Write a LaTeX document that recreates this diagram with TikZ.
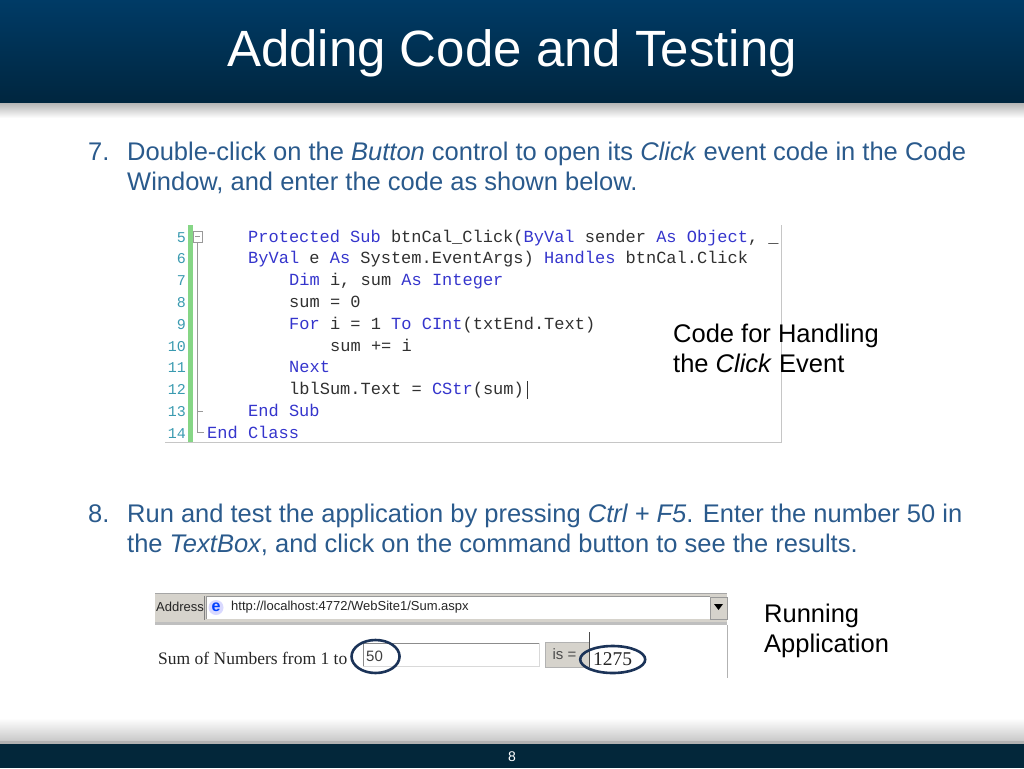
◇ ◇ ◇ ◇
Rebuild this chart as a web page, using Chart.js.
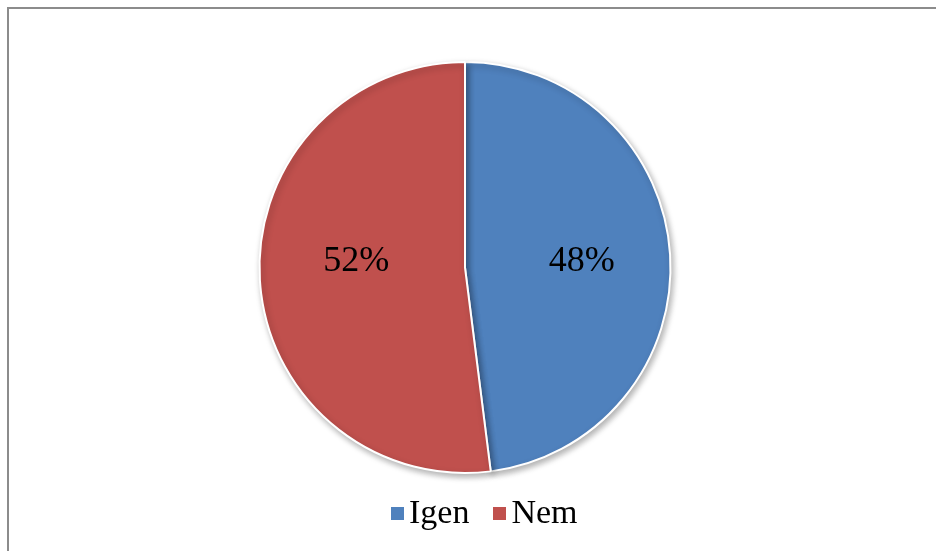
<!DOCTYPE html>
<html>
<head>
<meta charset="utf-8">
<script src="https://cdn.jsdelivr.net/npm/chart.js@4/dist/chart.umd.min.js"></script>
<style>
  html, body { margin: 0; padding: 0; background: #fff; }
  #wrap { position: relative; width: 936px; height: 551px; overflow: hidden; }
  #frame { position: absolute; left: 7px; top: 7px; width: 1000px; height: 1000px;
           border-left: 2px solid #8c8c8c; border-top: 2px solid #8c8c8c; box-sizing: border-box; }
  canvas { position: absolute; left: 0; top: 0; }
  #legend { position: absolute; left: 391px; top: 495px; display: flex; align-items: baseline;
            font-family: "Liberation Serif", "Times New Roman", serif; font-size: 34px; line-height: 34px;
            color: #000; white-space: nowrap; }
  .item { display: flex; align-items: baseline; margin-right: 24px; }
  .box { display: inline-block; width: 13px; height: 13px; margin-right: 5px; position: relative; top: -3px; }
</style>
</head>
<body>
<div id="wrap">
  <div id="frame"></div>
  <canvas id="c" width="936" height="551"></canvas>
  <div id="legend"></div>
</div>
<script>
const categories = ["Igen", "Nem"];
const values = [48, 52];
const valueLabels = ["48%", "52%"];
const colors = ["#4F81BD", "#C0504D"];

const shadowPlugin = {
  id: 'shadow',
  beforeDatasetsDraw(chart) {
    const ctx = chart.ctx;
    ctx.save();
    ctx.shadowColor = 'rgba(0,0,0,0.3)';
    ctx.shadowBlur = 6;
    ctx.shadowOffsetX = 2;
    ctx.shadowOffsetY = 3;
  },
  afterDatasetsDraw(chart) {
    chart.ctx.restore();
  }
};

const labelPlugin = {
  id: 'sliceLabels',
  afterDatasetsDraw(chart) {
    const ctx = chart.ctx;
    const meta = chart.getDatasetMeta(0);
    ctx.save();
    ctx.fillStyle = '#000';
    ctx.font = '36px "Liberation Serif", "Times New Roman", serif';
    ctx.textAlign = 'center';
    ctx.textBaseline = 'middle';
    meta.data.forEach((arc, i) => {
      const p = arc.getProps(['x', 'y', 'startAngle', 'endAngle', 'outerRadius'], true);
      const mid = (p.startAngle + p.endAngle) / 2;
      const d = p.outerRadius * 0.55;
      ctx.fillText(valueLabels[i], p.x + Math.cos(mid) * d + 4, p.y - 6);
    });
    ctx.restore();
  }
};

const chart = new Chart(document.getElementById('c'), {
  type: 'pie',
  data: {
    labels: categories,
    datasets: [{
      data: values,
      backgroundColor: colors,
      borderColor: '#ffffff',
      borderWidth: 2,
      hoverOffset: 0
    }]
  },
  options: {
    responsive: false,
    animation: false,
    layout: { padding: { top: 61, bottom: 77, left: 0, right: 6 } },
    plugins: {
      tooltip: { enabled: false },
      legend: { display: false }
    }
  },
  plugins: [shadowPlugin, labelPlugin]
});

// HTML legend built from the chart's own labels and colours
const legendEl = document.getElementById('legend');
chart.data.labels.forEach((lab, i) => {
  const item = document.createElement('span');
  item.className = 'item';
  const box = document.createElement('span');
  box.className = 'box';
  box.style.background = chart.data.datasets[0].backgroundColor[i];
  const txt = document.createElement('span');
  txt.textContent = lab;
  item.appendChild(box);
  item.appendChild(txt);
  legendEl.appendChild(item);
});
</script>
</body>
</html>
◇ ◇ ◇ ◇
**Aim of the exercise**
Each line that has the word "document" should be copied.

**Solution to the problem**
Write a LaTeX document that recreates this diagram with TikZ.
const chart = new Chart(document.getElementById('c'), {
const legendEl = document.getElementById('legend');
  const item = document.createElement('span');
  const box = document.createElement('span');
  const txt = document.createElement('span');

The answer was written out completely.